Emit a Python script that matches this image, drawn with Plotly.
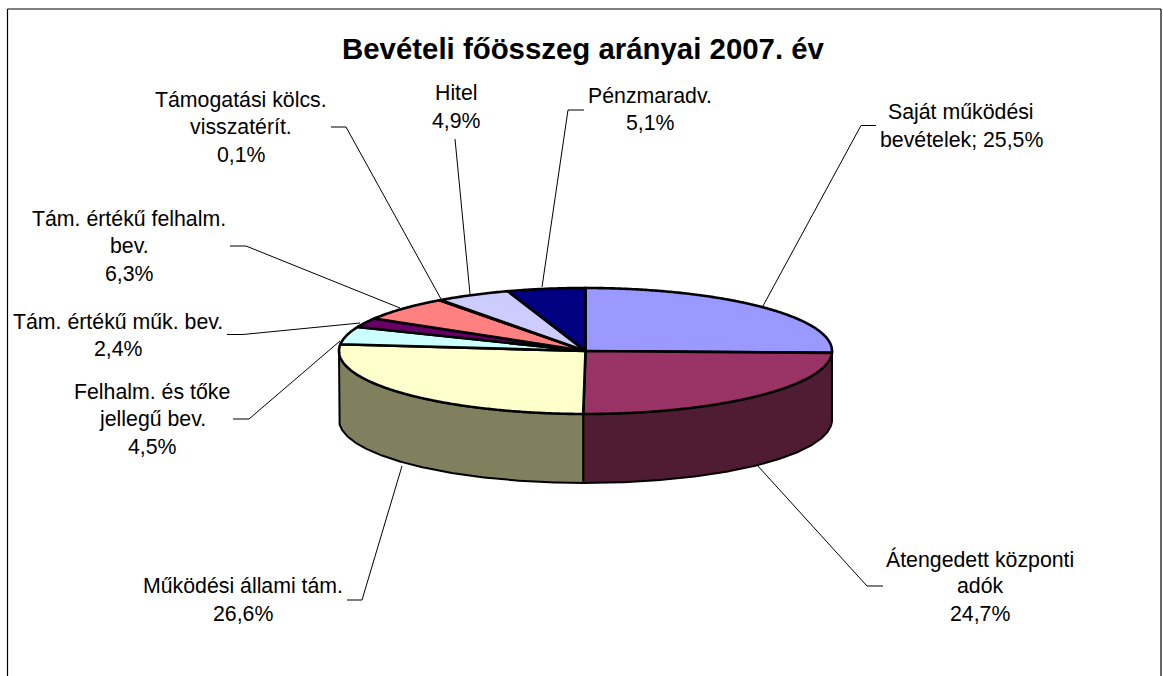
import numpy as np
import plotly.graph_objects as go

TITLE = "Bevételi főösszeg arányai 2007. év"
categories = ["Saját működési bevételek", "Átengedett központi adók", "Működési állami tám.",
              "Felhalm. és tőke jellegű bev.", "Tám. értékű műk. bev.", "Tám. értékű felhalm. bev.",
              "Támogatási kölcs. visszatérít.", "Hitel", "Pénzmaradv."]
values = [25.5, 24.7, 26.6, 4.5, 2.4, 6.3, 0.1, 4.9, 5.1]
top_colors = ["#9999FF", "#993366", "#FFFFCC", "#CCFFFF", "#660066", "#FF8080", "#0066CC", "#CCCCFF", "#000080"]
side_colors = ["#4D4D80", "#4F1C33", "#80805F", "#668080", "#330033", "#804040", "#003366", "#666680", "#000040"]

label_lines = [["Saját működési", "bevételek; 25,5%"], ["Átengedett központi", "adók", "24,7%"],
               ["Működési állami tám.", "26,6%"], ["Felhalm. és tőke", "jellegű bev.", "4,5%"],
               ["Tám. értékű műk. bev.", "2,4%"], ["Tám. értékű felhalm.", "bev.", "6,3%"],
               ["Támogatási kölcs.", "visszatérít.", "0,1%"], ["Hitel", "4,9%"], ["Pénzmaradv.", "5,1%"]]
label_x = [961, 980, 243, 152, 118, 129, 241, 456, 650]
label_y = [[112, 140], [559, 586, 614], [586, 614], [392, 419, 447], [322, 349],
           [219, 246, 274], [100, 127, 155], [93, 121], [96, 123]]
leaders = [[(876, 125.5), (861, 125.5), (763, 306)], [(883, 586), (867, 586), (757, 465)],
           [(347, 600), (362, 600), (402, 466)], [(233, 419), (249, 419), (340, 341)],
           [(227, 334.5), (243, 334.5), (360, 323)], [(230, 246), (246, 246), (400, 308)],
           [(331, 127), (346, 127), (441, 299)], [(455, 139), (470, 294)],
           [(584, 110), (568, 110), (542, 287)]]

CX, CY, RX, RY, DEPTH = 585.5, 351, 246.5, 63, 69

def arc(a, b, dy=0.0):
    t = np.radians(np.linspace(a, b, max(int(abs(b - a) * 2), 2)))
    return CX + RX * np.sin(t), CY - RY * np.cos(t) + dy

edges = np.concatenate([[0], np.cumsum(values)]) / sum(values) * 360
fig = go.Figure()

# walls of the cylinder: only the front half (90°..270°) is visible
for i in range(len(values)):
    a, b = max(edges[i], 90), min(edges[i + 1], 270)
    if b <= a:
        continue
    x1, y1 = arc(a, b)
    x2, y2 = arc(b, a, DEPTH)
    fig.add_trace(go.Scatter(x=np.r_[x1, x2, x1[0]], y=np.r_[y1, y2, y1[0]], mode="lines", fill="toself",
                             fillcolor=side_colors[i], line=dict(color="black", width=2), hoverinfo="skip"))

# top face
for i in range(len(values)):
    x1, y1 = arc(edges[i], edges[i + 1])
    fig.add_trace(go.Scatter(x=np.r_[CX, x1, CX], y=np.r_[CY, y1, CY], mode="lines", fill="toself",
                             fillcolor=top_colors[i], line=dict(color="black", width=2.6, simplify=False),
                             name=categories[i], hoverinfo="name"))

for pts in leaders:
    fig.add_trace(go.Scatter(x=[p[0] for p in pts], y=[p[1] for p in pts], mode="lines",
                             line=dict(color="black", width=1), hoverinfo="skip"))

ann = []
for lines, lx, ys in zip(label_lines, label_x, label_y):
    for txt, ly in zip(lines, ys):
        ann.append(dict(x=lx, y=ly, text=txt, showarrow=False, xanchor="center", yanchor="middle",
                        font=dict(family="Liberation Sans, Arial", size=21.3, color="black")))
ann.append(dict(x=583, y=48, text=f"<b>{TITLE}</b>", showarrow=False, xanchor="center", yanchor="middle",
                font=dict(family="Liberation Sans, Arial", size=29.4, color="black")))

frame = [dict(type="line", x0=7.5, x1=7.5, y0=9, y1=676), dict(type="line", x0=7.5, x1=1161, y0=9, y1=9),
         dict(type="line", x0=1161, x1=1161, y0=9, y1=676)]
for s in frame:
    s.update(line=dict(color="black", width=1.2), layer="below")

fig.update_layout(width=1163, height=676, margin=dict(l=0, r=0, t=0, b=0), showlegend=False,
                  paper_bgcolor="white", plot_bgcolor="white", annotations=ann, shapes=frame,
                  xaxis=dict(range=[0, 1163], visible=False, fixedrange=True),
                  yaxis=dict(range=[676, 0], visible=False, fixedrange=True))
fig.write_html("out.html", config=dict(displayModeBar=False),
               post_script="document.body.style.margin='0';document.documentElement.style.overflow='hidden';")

###

Reproduce the full listing faithfully, but do not carry over any pictures.

Emit a Python script that matches this image, drawn with Plotly.
import numpy as np
import plotly.graph_objects as go

TITLE = "Bevételi főösszeg arányai 2007. év"
categories = ["Saját működési bevételek", "Átengedett központi adók", "Működési állami tám.",
              "Felhalm. és tőke jellegű bev.", "Tám. értékű műk. bev.", "Tám. értékű felhalm. bev.",
              "Támogatási kölcs. visszatérít.", "Hitel", "Pénzmaradv."]
values = [25.5, 24.7, 26.6, 4.5, 2.4, 6.3, 0.1, 4.9, 5.1]
top_colors = ["#9999FF", "#993366", "#FFFFCC", "#CCFFFF", "#660066", "#FF8080", "#0066CC", "#CCCCFF", "#000080"]
side_colors = ["#4D4D80", "#4F1C33", "#80805F", "#668080", "#330033", "#804040", "#003366", "#666680", "#000040"]

label_lines = [["Saját működési", "bevételek; 25,5%"], ["Átengedett központi", "adók", "24,7%"],
               ["Működési állami tám.", "26,6%"], ["Felhalm. és tőke", "jellegű bev.", "4,5%"],
               ["Tám. értékű műk. bev.", "2,4%"], ["Tám. értékű felhalm.", "bev.", "6,3%"],
               ["Támogatási kölcs.", "visszatérít.", "0,1%"], ["Hitel", "4,9%"], ["Pénzmaradv.", "5,1%"]]
label_x = [961, 980, 243, 152, 118, 129, 241, 456, 650]
label_y = [[112, 140], [559, 586, 614], [586, 614], [392, 419, 447], [322, 349],
           [219, 246, 274], [100, 127, 155], [93, 121], [96, 123]]
leaders = [[(876, 125.5), (861, 125.5), (763, 306)], [(883, 586), (867, 586), (757, 465)],
           [(347, 600), (362, 600), (402, 466)], [(233, 419), (249, 419), (340, 341)],
           [(227, 334.5), (243, 334.5), (360, 323)], [(230, 246), (246, 246), (400, 308)],
           [(331, 127), (346, 127), (441, 299)], [(455, 139), (470, 294)],
           [(584, 110), (568, 110), (542, 287)]]

CX, CY, RX, RY, DEPTH = 585.5, 351, 246.5, 63, 69

def arc(a, b, dy=0.0):
    t = np.radians(np.linspace(a, b, max(int(abs(b - a) * 2), 2)))
    return CX + RX * np.sin(t), CY - RY * np.cos(t) + dy

edges = np.concatenate([[0], np.cumsum(values)]) / sum(values) * 360
fig = go.Figure()

# walls of the cylinder: only the front half (90°..270°) is visible
for i in range(len(values)):
    a, b = max(edges[i], 90), min(edges[i + 1], 270)
    if b <= a:
        continue
    x1, y1 = arc(a, b)
    x2, y2 = arc(b, a, DEPTH)
    fig.add_trace(go.Scatter(x=np.r_[x1, x2, x1[0]], y=np.r_[y1, y2, y1[0]], mode="lines", fill="toself",
                             fillcolor=side_colors[i], line=dict(color="black", width=2), hoverinfo="skip"))

# top face
for i in range(len(values)):
    x1, y1 = arc(edges[i], edges[i + 1])
    fig.add_trace(go.Scatter(x=np.r_[CX, x1, CX], y=np.r_[CY, y1, CY], mode="lines", fill="toself",
                             fillcolor=top_colors[i], line=dict(color="black", width=2.6, simplify=False),
                             name=categories[i], hoverinfo="name"))

for pts in leaders:
    fig.add_trace(go.Scatter(x=[p[0] for p in pts], y=[p[1] for p in pts], mode="lines",
                             line=dict(color="black", width=1), hoverinfo="skip"))

ann = []
for lines, lx, ys in zip(label_lines, label_x, label_y):
    for txt, ly in zip(lines, ys):
        ann.append(dict(x=lx, y=ly, text=txt, showarrow=False, xanchor="center", yanchor="middle",
                        font=dict(family="Liberation Sans, Arial", size=21.3, color="black")))
ann.append(dict(x=583, y=48, text=f"<b>{TITLE}</b>", showarrow=False, xanchor="center", yanchor="middle",
                font=dict(family="Liberation Sans, Arial", size=29.4, color="black")))

frame = [dict(type="line", x0=7.5, x1=7.5, y0=9, y1=676), dict(type="line", x0=7.5, x1=1161, y0=9, y1=9),
         dict(type="line", x0=1161, x1=1161, y0=9, y1=676)]
for s in frame:
    s.update(line=dict(color="black", width=1.2), layer="below")

fig.update_layout(width=1163, height=676, margin=dict(l=0, r=0, t=0, b=0), showlegend=False,
                  paper_bgcolor="white", plot_bgcolor="white", annotations=ann, shapes=frame,
                  xaxis=dict(range=[0, 1163], visible=False, fixedrange=True),
                  yaxis=dict(range=[676, 0], visible=False, fixedrange=True))
fig.write_html("out.html", config=dict(displayModeBar=False),
               post_script="document.body.style.margin='0';document.documentElement.style.overflow='hidden';")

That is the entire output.